DiNapoli also wants the city and state—which now contribute only 6% of the
city’s transit budget—to invest more money in the system. He pointed out that
the new State budget could include unexpected additional funds for the MTA. “When
we have those numbers, and we know better where we’re at, there will still be
plenty of time to consider a fare increase,” DiNapoli said. “But it really
seems to be jumping the gun to do the fare increase first.”

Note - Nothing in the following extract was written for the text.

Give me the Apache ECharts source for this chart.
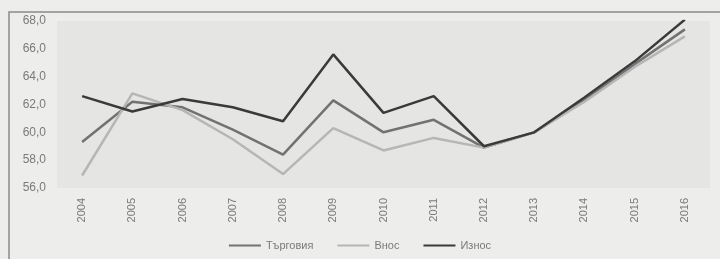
<!DOCTYPE html>
<html><head><meta charset="utf-8">
<script src="https://cdn.jsdelivr.net/npm/echarts@6/dist/echarts.min.js"></script>
<style>html,body{margin:0;padding:0;background:#ededeb;}#c{width:720px;height:259px;}</style>
</head><body><div id="c"></div>
<script>
const years = ['2004','2005','2006','2007','2008','2009','2010','2011','2012','2013','2014','2015','2016'];
const trade = [59.3,62.2,61.8,60.2,58.4,62.3,60.0,60.9,58.9,60.0,62.3,64.9,67.4];
const imports = [56.9,62.8,61.6,59.5,57.0,60.3,58.7,59.6,58.9,60.0,62.2,64.7,66.9];
const exports = [62.6,61.5,62.4,61.8,60.8,65.6,61.4,62.6,59.0,60.0,62.5,65.1,68.1];
const names = ['Търговия','Внос','Износ'];
const colors = ['#727272','#b6b6b6','#3a3a3a'];

const chart = echarts.init(document.getElementById('c'));
const mk = (name, data, color) => ({
  name, type:'line', data, symbol:'none', smooth:false,
  lineStyle:{color, width:2.5}, itemStyle:{color}
});
chart.setOption({
  animation:false,
  backgroundColor:'#ededeb',
  graphic:[{type:'rect', shape:{x:9,y:12,width:720,height:260}, style:{fill:'none', stroke:'#8a8a8a', lineWidth:1.5}, z:-1}],
  grid:{left:57, right:10, top:21, bottom:71, show:true, backgroundColor:'#e5e5e3', borderWidth:0},
  legend:{bottom:3, left:'center', itemWidth:32, itemHeight:2, icon:'rect', itemGap:24,
    textStyle:{color:'#7a7a7a', fontSize:11, fontFamily:'Liberation Sans'}, data:names},
  xAxis:{type:'category', data:years, boundaryGap:true,
    axisLine:{show:false}, axisTick:{show:false},
    axisLabel:{rotate:90, color:'#7a7a7a', fontSize:11, fontFamily:'Liberation Sans', margin:10}},
  yAxis:{type:'value', min:56, max:68, interval:2,
    axisLine:{show:false}, axisTick:{show:false}, splitLine:{show:false},
    axisLabel:{color:'#7a7a7a', fontSize:12, fontFamily:'Liberation Sans', margin:11,
      formatter:v=>v.toFixed(1).replace('.',',')}},
  series:[mk(names[0],trade,colors[0]), mk(names[1],imports,colors[1]), mk(names[2],exports,colors[2])]
});
</script></body></html>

But Eliot Spitzer has already begun publicly criticizing the
DiNapoli report and gave no indication that he plans to up MTA funding: “Simply
saying, ‘Aha! We got congestion pricing, therefore no fare increase.’ Bad
logic, bad facts, don’t fall into that trap,” Spitzer said. He noted that even
if congestion pricing were implemented, funds wouldn’t start rolling in until
2009, at the earliest, and that the MTA is unlikely to be granted the nearly
$400 million in additional funds it has requested from the state. Well, that’s
not very generous now, is it.
In related transit news, the mayor announced yesterday that
the city has issued a Request for Expression of Interest from private companies
that would like to “design, implement and maintain” the infrastructure for his
congestion pricing scheme—the same scheme that was declared “dead” months ago
and hasn’t even been passed by the State Legislature. The federal government
has already promised $10.4 million to help with construction— far less than it
would cost to install the needed infrastructure—and Bloomberg said he believes
that hiring a private firm could be a viable alternative to government spending.
Does that mean our Subway Mayor’s a Republican after all?